ORIGINAL RESEARCH ARTICLE

A comparative study between supraclavicular brachial plexus block and Infraclavicular brachial plexus block for upper limb orthopedic surgeries: A prospective, randomized, double-blind study

Siddharth Sarkar , Shilpa Mitul Doshi

Siddharth Sarkar
Government medical college and Sir T. General Hospital, Bhavnagar. Maharaja krishnkumarsinhji university, Bhavnagar, Gujarat, India. Email: sidsarkar1@gmail.com

Shilpa Mitul Doshi
Associate professor, department of anaesthesia, government medical college and Sir T general hospital, bhavnagar, gujarat, India.
Online First: April 28, 2019 | Cite this Article
Sarkar, S., Doshi, S. 2019. A comparative study between supraclavicular brachial plexus block and Infraclavicular brachial plexus block for upper limb orthopedic surgeries: A prospective, randomized, double-blind study.

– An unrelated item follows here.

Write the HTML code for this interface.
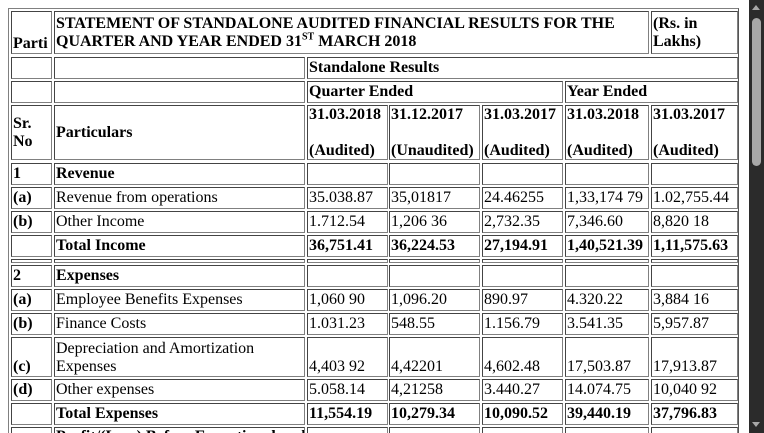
<!DOCTYPE html>
<html><head><meta charset="utf-8">
<style>
html,body{margin:0;padding:0;width:764px;height:433px;overflow:hidden;background:#fff;}
#wrap{position:relative;width:764px;height:433px;overflow:hidden;font-family:"Liberation Serif",serif;font-size:16px;color:#000;}
.outer{position:absolute;left:8px;top:8px;width:731px;height:425px;border:1px solid #808080;border-right-color:#555;border-bottom:none;box-sizing:border-box;}
.c{position:absolute;box-sizing:border-box;border:1px solid #808080;border-top-color:#444;border-left-color:#444;padding:0 1px;line-height:18px;white-space:nowrap;overflow:hidden;display:flex;}
.b{font-weight:bold;}
.mid{align-items:center;}
.bot{align-items:flex-end;}
.top{align-items:flex-start;}
.tp{align-items:flex-start;border-bottom:none;}
#sb{position:absolute;left:749px;top:0;width:15px;height:433px;background:#2b2b2b;}
#thumb{position:absolute;left:3px;top:18px;width:9px;height:148px;background:#a8a8a8;border-radius:5px;}
.arr{position:absolute;left:3px;width:0;height:0;border-left:4.5px solid transparent;border-right:4.5px solid transparent;}
</style></head>
<body>
<div id="wrap">
<div class="outer"></div>
</div>
<div id="sb">
<div class="arr" style="top:5px;border-bottom:5px solid #a8a8a8;"></div>
<div id="thumb"></div>
<div class="arr" style="top:422px;border-top:5px solid #a8a8a8;"></div>
</div>
<script>
const X=[[11,52],[54,305],[307,388],[389,480],[482,563],[565,649],[651,738]];
const rows=[
[11,43,[[0,0,"Parti","b bot"],[1,5,"STATEMENT OF STANDALONE AUDITED FINANCIAL RESULTS FOR THE<br>QUARTER AND YEAR ENDED 31<sup style='font-size:10px;line-height:0'>ST</sup> MARCH 2018","b mid"],[6,6,"(Rs. in<br>Lakhs)","b mid"]]],
[57,22,[[0,0,"",""],[1,1,"",""],[2,6,"Standalone Results","b mid"]]],
[81,22,[[0,0,"",""],[1,1,"",""],[2,4,"Quarter Ended","b mid"],[5,6,"Year Ended","b mid"]]],
[105,55,[[0,0,"Sr.<br>No","b mid"],[1,1,"Particulars","b mid"],[2,2,"31.03.2018<br><br>(Audited)","b top"],[3,3,"31.12.2017<br><br>(Unaudited)","b top"],[4,4,"31.03.2017<br><br>(Audited)","b top"],[5,5,"31.03.2018<br><br>(Audited)","b top"],[6,6,"31.03.2017<br><br>(Audited)","b top"]]],
[163,22,"1|Revenue|||||",1],
[187,22,"(a)|Revenue from operations|35.038.87|35,01817|24.46255|1,33,174 79|1.02,755.44",0],
[211,22,"(b)|Other Income|1.712.54|1,206 36|2,732.35|7,346.60|8,820 18",0],
[235,22,"|Total Income|36,751.41|36,224.53|27,194.91|1,40,521.39|1,11,575.63",1],
[259,4,"||||||",0],
[265,22,"2|Expenses|||||",1],
[289,22,"(a)|Employee Benefits Expenses|1,060 90|1,096.20|890.97|4.320.22|3,884 16",0],
[313,22,"(b)|Finance Costs|1.031.23|548.55|1.156.79|3.541.35|5,957.87",0],
[337,40,"(c)|Depreciation and Amortization<br>Expenses|4,403 92|4,42201|4,602.48|17,503.87|17,913.87",0],
[379,22,"(d)|Other expenses|5.058.14|4,21258|3.440.27|14.074.75|10,040 92",0],
[403,22,"|Total Expenses|11,554.19|10,279.34|10,090.52|39,440.19|37,796.83",1],
[427,6,"|Profit/(Loss) Before Exceptional and|||||",2]
];
const wrap=document.getElementById('wrap');
rows.forEach((r,ri)=>{
  let cells=r[2];
  if(typeof cells==="string"){
    const parts=cells.split("|");
    const bold=r[3];
    const al=bold===2?"tp":(r[1]>30?"bot":"mid");
    cells=parts.map((t,i)=>[i,i,t,(i==0||bold?"b ":"")+al]);
  }
  cells.forEach(cl=>{
    if(!X[cl[0]]||!X[cl[1]]) return;
    const d=document.createElement('div');
    d.className="c "+cl[3];
    d.style.left=X[cl[0]][0]+"px";
    d.style.top=r[0]+"px";
    d.style.width=(X[cl[1]][1]-X[cl[0]][0])+"px";
    d.style.height=r[1]+"px";
    d.innerHTML="<span>"+cl[2]+"</span>";
    
    
    wrap.appendChild(d);
  });
});
</script>
</body></html>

Bali Journal of Anesthesiology 3(1): 82-87. DOI:10.15562/bjoa.v3i1.123


Introduction: Supraclavicular brachial plexus block is a common approach as it provides faster and dense blockade. In the past few years, infraclavicular brachial plexus block has become a method of increased interest as it has a lower complication rate and near to equal efficacy. The goal of this study was to compare block performance time, block characteristics, quality of block, patient’s satisfaction, and complications between infraclavicular and supraclavicular techniques for brachial plexus block.

Patients and Methods: 100 subjects were randomized in a double-blind fashion, to receive either an infraclavicular block (Group I, n=50) or supraclavicular block (Group S, n=50) using nerve locator apparatus. Block performance time, onset, peak, duration of sensory and motor blockade, any change in hemodynamics, complications were recorded at scheduled intervals intra-operatively and post-operatively as per study protocol. Data were analyzed using GraphPad INSTAT version 3.06 software by Chi-square test or Mann-Whitney U test to compare categorical variables.

Results: The block performance time was faster in the Group S compared to the Group I (4.8±4.4 minutes vs. 6.3±1.39 minutes, p <0.001). The sensory block onset time was faster in Group S compared to the Group I (6.9±1.58 minutes vs. 7.6±1.34 minutes, p=0.019). Other observed variables were considered statistically not significant.

Conclusion: From our study, it is inferred that nerve locator guided Infraclavicular block by a vertical coracoid approach using multineurostimulation method is less rapidly executed as nerve locator guided supraclavicular block with a similar degree of surgical anesthesia and lesser complication rate.